De l’ossature bois au plancher, à la terrasse, aux escaliers, au mobilier en bois… Si la transformation locale se fait rare, la demande est, en revanche, bien réelle. La famille Camps, par exemple, vend environ 95 % de sa production en Belgique. Même chose pour Scidus.

Les consommateurs belges continuent de se tourner vers le bois local, ce qui permet de faire survivre les scieries restantes et de sauver un certain nombre d’arbres du circuit international.

Mais le bois local est en concurrence avec l’offre grandissante des magasins de bricolage et de construction. Parquet en chêne Made in Germany, bardage en cèdre du Canada. De plus en plus d’articles en bois portent des labels comme FSC (Forest Stewardship Council) ou PEFC (Programme de Reconnaissance de Systèmes de Certification Forestière). Cette certification garantit une gestion de la forêt et une production du bois durables mais pas une transformation locale.

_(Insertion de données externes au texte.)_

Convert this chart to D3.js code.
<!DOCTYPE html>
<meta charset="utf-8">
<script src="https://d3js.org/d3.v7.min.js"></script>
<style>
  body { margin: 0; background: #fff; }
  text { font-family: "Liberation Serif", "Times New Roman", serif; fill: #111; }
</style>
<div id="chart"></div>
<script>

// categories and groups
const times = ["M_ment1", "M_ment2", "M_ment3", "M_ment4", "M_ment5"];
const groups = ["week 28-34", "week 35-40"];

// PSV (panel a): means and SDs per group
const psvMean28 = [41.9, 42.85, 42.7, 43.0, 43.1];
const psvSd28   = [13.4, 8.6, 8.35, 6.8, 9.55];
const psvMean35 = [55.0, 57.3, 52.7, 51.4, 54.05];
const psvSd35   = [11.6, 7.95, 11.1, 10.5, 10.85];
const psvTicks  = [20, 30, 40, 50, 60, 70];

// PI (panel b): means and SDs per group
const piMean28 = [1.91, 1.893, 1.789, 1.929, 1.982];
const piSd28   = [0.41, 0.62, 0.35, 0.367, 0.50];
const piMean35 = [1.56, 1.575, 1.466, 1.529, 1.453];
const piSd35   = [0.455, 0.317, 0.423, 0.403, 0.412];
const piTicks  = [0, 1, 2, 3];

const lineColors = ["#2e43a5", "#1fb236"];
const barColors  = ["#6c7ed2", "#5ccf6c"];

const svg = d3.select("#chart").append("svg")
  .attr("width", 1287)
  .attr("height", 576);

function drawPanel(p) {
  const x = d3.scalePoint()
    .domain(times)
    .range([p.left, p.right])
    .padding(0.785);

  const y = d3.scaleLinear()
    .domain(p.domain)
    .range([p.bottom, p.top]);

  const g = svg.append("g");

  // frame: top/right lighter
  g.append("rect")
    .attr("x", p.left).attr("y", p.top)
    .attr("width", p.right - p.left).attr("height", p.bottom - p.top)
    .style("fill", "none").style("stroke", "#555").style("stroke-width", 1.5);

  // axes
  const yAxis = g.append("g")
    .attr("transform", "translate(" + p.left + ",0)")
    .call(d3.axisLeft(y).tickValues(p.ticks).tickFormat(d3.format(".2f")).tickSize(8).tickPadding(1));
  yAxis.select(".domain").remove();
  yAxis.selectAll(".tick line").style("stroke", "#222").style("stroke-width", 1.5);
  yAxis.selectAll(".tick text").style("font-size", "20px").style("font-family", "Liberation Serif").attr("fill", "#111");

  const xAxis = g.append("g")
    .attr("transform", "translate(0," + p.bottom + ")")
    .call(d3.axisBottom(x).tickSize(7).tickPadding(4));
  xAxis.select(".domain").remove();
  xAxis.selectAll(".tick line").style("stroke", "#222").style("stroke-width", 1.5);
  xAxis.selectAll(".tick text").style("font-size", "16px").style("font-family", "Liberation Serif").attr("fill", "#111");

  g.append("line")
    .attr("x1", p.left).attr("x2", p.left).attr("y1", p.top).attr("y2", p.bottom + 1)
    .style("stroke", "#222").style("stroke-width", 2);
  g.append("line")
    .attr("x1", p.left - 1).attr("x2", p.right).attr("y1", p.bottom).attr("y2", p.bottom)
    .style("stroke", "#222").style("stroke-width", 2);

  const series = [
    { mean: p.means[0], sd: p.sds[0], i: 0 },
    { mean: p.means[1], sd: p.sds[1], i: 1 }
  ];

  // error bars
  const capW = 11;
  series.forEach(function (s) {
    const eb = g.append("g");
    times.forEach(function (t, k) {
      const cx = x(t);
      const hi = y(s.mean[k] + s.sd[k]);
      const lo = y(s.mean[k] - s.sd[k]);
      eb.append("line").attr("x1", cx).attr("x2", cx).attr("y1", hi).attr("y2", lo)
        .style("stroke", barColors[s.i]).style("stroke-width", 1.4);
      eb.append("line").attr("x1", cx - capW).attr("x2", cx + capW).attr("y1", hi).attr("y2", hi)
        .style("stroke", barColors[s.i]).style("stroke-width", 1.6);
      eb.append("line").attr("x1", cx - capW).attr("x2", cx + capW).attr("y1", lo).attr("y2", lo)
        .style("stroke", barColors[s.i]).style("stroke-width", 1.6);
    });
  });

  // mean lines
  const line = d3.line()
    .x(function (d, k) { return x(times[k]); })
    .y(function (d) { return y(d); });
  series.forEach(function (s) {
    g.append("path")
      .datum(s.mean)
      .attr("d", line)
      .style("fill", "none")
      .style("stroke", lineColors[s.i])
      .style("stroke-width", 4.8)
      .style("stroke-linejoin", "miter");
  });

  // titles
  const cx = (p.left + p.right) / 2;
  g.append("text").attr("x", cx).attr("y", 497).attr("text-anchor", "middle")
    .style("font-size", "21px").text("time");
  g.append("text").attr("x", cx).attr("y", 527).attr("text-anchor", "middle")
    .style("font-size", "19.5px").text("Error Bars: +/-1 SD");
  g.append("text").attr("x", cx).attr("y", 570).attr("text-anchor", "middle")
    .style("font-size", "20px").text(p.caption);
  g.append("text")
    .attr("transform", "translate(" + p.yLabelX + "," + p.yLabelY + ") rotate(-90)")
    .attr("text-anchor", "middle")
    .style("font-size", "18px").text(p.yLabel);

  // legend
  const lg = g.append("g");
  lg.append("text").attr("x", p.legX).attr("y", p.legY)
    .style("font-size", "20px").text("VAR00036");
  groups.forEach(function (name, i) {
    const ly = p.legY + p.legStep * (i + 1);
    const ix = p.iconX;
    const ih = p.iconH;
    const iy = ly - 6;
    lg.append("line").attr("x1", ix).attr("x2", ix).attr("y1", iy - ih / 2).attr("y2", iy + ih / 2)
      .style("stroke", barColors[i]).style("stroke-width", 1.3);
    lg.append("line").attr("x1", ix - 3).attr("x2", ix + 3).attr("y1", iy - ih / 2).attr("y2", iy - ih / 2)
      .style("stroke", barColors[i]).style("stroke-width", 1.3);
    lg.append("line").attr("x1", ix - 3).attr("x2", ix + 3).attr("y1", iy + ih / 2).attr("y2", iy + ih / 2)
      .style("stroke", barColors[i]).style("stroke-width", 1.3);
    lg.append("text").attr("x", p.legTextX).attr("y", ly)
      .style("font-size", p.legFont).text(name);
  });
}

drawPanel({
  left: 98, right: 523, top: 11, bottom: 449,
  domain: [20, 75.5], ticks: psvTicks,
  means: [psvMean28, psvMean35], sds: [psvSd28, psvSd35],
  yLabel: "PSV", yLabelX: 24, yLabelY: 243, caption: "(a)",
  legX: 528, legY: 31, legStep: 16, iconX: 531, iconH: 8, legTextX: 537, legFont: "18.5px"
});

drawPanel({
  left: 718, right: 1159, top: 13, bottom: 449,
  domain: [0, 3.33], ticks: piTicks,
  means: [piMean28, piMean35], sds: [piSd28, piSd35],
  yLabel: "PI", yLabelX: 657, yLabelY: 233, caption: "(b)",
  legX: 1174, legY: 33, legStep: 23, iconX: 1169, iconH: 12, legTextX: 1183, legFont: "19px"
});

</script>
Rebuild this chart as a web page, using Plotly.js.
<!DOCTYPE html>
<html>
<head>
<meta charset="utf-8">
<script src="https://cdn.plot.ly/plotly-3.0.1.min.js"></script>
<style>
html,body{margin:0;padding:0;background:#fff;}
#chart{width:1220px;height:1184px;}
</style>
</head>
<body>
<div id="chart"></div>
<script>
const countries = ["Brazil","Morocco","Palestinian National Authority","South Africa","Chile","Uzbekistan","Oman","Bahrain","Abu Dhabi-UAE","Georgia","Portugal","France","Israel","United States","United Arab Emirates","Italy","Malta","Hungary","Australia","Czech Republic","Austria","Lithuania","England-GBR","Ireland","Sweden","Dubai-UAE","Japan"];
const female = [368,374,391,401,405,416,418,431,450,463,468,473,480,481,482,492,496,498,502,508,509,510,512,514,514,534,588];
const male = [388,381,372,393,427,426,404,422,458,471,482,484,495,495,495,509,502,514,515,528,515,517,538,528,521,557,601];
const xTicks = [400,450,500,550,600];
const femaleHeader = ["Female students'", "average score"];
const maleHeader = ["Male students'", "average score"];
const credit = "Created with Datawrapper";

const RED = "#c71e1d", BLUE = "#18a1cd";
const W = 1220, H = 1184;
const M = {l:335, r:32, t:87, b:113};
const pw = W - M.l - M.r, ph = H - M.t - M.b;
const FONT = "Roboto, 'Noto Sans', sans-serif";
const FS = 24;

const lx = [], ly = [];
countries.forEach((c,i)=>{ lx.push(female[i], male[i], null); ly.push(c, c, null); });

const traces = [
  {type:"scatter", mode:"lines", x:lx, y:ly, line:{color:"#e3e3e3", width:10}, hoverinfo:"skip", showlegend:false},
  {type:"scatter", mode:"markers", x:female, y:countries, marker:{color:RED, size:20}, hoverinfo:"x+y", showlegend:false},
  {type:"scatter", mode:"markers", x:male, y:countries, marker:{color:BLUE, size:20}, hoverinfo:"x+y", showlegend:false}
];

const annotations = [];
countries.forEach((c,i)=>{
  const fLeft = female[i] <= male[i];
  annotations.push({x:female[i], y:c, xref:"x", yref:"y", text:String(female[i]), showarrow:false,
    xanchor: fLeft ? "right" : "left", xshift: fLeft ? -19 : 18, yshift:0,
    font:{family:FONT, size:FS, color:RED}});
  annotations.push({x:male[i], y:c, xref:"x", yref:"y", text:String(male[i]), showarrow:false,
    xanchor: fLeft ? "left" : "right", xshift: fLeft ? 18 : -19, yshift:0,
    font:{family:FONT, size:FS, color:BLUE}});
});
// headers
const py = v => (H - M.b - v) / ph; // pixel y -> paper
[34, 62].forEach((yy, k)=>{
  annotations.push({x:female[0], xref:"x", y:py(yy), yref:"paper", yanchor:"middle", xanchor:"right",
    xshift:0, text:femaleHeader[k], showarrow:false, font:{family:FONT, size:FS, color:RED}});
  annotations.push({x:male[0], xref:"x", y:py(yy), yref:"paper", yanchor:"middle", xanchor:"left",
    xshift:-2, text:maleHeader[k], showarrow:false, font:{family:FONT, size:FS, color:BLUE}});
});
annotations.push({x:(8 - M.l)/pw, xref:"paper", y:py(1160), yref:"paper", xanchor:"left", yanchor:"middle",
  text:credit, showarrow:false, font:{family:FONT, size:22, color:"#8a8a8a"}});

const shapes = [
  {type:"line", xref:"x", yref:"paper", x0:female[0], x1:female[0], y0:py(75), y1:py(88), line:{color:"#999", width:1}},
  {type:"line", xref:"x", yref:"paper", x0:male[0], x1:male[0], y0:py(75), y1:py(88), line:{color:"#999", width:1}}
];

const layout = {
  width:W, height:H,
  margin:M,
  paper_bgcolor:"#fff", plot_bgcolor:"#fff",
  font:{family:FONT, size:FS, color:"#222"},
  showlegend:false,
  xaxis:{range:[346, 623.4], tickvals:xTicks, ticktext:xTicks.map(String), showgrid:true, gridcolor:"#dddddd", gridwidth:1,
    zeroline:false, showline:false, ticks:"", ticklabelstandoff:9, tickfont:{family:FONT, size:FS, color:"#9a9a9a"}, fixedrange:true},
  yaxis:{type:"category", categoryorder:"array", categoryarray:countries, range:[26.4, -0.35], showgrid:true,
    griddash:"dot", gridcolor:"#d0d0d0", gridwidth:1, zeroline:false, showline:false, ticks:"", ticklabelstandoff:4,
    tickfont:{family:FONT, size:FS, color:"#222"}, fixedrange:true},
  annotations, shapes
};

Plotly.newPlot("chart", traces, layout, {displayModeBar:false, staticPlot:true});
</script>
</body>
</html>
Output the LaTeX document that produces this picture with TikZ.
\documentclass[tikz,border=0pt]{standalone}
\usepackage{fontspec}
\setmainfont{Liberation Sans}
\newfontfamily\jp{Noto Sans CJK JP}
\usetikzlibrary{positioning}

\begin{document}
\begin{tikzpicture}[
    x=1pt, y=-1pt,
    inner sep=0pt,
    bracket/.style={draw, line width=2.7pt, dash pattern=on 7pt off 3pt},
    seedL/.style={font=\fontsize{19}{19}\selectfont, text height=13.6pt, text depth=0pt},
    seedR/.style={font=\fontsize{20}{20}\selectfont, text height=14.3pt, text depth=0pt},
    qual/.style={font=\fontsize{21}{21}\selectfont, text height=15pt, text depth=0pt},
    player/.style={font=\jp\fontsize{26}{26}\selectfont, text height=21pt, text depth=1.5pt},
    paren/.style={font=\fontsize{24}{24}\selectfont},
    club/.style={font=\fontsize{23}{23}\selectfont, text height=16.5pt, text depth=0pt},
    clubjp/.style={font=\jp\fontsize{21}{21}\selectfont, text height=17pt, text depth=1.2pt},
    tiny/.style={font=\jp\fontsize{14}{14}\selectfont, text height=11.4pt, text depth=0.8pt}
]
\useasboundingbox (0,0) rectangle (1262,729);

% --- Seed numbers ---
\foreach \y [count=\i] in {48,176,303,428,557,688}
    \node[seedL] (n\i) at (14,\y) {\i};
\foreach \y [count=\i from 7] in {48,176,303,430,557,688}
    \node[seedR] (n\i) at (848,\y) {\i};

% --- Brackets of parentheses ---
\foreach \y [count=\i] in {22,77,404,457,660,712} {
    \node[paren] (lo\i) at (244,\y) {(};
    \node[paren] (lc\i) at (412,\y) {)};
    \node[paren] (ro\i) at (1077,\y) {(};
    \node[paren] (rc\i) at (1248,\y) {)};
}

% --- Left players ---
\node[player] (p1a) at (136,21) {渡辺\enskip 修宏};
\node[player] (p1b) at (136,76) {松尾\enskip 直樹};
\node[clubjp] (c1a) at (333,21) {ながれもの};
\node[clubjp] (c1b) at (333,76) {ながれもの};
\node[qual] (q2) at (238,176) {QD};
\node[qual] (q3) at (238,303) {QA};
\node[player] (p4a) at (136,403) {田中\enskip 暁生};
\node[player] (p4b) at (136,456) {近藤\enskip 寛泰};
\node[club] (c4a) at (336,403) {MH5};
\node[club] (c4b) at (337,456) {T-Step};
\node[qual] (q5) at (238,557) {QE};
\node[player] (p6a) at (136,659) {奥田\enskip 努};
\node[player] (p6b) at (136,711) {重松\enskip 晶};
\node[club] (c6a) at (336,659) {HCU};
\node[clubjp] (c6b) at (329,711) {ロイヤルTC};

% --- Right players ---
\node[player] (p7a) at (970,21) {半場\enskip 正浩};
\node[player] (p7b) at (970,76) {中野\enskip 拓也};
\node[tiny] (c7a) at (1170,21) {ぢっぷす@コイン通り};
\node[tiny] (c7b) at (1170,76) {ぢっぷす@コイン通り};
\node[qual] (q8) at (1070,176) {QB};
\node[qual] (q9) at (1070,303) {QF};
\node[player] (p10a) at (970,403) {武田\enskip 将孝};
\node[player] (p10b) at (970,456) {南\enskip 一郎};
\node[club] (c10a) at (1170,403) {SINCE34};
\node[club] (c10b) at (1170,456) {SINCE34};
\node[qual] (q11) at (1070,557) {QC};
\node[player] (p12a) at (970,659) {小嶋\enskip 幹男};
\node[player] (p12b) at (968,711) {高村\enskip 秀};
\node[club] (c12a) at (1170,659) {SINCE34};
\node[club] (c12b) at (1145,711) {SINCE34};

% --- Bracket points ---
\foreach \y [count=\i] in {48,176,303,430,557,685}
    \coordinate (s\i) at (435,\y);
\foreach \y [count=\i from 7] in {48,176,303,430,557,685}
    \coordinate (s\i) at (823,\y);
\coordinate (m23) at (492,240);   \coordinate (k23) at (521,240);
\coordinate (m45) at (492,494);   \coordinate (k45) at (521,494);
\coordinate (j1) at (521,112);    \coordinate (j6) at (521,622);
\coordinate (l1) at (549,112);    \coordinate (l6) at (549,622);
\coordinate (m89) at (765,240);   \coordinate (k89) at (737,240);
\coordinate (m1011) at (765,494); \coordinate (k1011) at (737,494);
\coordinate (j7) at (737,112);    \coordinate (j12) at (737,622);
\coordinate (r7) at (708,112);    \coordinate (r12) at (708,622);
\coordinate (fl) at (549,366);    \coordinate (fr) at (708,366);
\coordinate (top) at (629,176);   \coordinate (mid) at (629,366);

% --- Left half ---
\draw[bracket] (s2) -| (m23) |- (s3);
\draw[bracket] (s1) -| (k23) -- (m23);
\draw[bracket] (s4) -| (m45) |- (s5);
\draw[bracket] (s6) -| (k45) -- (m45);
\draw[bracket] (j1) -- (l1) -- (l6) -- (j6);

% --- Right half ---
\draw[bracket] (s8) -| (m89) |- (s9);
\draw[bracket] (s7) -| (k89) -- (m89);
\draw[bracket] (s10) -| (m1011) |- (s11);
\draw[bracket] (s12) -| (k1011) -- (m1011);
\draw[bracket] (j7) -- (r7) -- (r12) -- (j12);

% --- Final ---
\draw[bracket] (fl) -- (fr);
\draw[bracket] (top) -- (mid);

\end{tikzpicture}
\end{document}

Il reste un flou immense derrière les petits objets en bois vendus dans les grandes surfaces comme les allumettes, les bâtonnets de glace ou les boîtes de camembert. À base de quel bois sont-ils fabriqués ? Où ont-ils été transformés ? Quel trajet ont-ils parcouru pour atterrir ici ?

Pour Stéphane Justin, coordinateur de projets chez FSC, il serait théoriquement possible de remonter la chaîne de traçabilité de maillon en maillon. Mais en pratique, «  cela sous-entendrait d’avoir pour chaque maillon de cette chaîne, le nom du fournisseur FSC en amont, en lien avec le produit  : fastidieux et certainement confidentiel  ».

En d’autres termes, même si un paquet d’allumettes vendu en supermarché est certifié par un label, difficile de connaître la provenance du bois et le pays où elles ont été fabriquées.

Jean Marquebreuck fouille dans sa réserve de boîtes Union Match poussiéreuses, du temps où il travaillait à l’usine de Grammont (voir épisode 1). Il sort une allumette et la gratte contre le paquet, puis porte la flamme à la tige d’une bougie. Le bâtonnet en peuplier se consume, reste d’une industrie locale partie en fumée.